One need not be a Kenyan to note that nearly all commercial enterprises from small shops in River Road to big shops in Government Road and that industries in the Industrial Areas of Nairobi are mostly owned by Asians and Europeans. One need not be a Kenyan to note that when one goes to a good restraurant he mostly finds Asians and Europeans, nor has he to be a Kenyan to see that the majority of cars running in Kenya are run by Asians and Europeans. How then can we say that we are going to to be indiscriminate in rectifying these imbalances? We have to give the African his place in his own country and we have to give him this economic power if he is going to develop. The paper talks of fear of retarding growth if nationalization or purchases of these enterprises are made for Africans. But for whom doe we want to grow? Is it the African who owns this country?
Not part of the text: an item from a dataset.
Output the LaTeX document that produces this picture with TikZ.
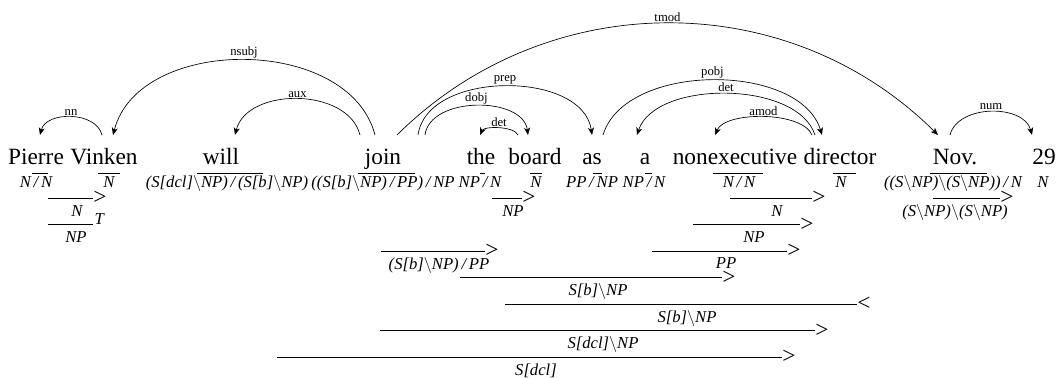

If he does, then why should he not control the economic means of growth in this country?
It is mainly in this country that one finds almost everything owned by the non-indigenous populace. The government must do something about this and soon.”
OBAMA ON 100% TAXATION
“Theoretically, there is nothing that can stop the government from taxing 100 per cent of income so long as the people benefits from the government commensurate with their income which is taxed.”
OBAMA ON MARX AND TAXATION
“The paper wishes to encourage domestic accumulation. This is a good gesture except for the underlying assumption which one only reads between the lines, that it is individual private enterprise and business that tends to encourage accumulation. True, in the paper there is a realization that taxation can be used as a means of forced saving, but it is given a secondary place in this respect. Certainly there is no limit to taxation if the benefits derived from public services by society measure up to the cost in taxation which they have to pay. It is a fallacy to say that there is a limit and it is a fallacy to rely mainly on the individual free enterprise to get the savings. Who are we going to rid ourselves of economic power concentration when we, in our blueprint, tend towards what we ourselves discredit? In paragraph 47 the paper state that the company form of business organization is a departure from the direct individual ownership typical in Marx’s day. Yet one who has read Marx cannot fail to see that corporations are not only what Marx referred to as the advanced stage of capitalism but Marx even called it finance capitalism by which a few would control the finances of so many and through this have not only economic power but political power as well.”
OBAMA ON THE POLICY OF “NON-ALIGNMENT”
“It is a tautology to say that we want to be independent of other countries since every country has always wished this. It would have been more important to talk of how we intend to break our dependence on other countries politically and economically, since this is fait accompli. It may be true that this is still the case because of our lack of basic resources and skilled manpower, yet one can choose to develop by the bootstraps rather than become a pawn to some foreign powers such as Sekou Toure did. While the statement of the policy of non-alignment is good and encouraging, one would wish to see it put into practice.”
[Note: At the time Obama's article was written Guinea President Sekou Toure was accepting aid from the United States and acceding to many of its foreign policy demands, after an earlier period when Toure had accepted aid from the Soviets and the Soviet block. Relations between Toure and Moscow had cooled after Toure accused the Soviets of helping to plot the overthrow of his government.]